At the center of many neuromorphic computing concepts is a component known as a memristor. Unlike conventional transistors, memristors can retain memory states even when power is removed. They also behave somewhat like artificial synapses whose connection strengths can change over time.

However, existing memristors come with major limitations. Most oxide-based memristors operate by forming and rupturing tiny conductive filaments within the material. These microscopic conductive pathways form somewhat randomly, making the devices unpredictable from one switching cycle to another. They also typically require relatively high voltages and consume more power than researchers would like for truly energy-efficient AI hardware.

In their study, published in the journal Science Advances, the Cambridge team took a completely different approach.

Instead of relying on conductive filaments, the researchers engineered a hafnium-oxide-based material that switches states through controlled changes at an internal electronic interface.

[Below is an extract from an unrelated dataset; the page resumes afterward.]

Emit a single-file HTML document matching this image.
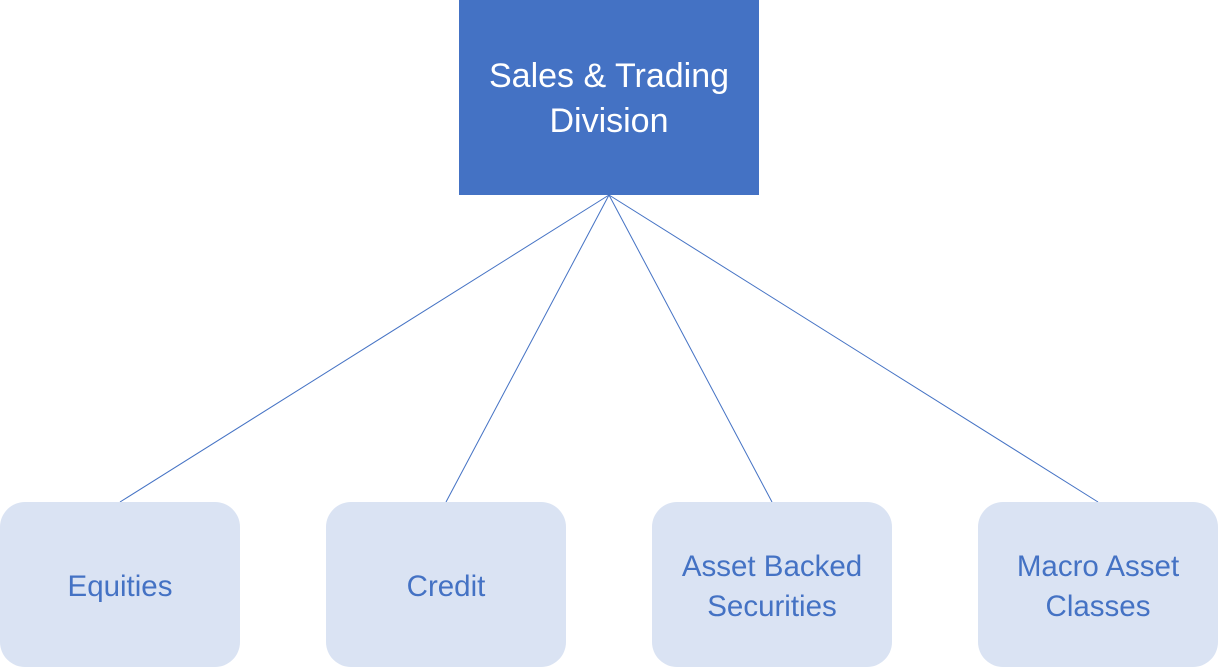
<!DOCTYPE html>
<html>
<head>
<meta charset="utf-8">
<style>
  html, body { margin: 0; padding: 0; background: #ffffff; }
  body { width: 1218px; height: 667px; overflow: hidden; }
  svg { display: block; }
  text { font-family: "Liberation Sans", "DejaVu Sans", sans-serif; }
</style>
</head>
<body>
<svg width="1218" height="667" viewBox="0 0 1218 667" xmlns="http://www.w3.org/2000/svg">
  <!-- connectors -->
  <g stroke="#4472C4" stroke-width="1" fill="none">
    <line x1="609" y1="195" x2="120" y2="502"/>
    <line x1="609" y1="195" x2="446" y2="502"/>
    <line x1="609" y1="195" x2="772" y2="502"/>
    <line x1="609" y1="195" x2="1098" y2="502"/>
  </g>

  <!-- top box -->
  <rect x="459" y="0" width="300" height="195" fill="#4472C4"/>
  <text x="609" y="87" text-anchor="middle" font-size="34" fill="#ffffff">Sales &amp; Trading</text>
  <text x="609" y="132" text-anchor="middle" font-size="34" fill="#ffffff">Division</text>

  <!-- bottom boxes -->
  <g fill="#DAE3F3">
    <rect x="0" y="502" width="240" height="165" rx="25" ry="25"/>
    <rect x="326" y="502" width="240" height="165" rx="25" ry="25"/>
    <rect x="652" y="502" width="240" height="165" rx="25" ry="25"/>
    <rect x="978" y="502" width="240" height="165" rx="25" ry="25"/>
  </g>

  <g fill="#4472C4" font-size="29.5" text-anchor="middle">
    <text x="120" y="596">Equities</text>
    <text x="446" y="596">Credit</text>
    <text x="772" y="576">Asset Backed</text>
    <text x="772" y="616">Securities</text>
    <text x="1098" y="576">Macro Asset</text>
    <text x="1098" y="616">Classes</text>
  </g>
</svg>
</body>
</html>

By adding strontium and titanium into hafnium oxide and fabricating the material using a two-stage growth process, the team created what are effectively microscopic p-n junctions inside the device. These are the same kinds of electronic junctions used throughout conventional semiconductor electronics.

Rather than forming and destroying conductive pathways, the device changes its electrical resistance by modifying the height of an energy barrier at this internal junction. This allows for much smoother and more controllable switching behavior. According to the researchers, this solves one of the biggest problems in memristor technology: variability.

"Filamentary devices suffer from random behavior," says lead author Dr. Babak Bakhit. "But because our devices switch at the interface, they show outstanding uniformity from cycle to cycle and from device to device."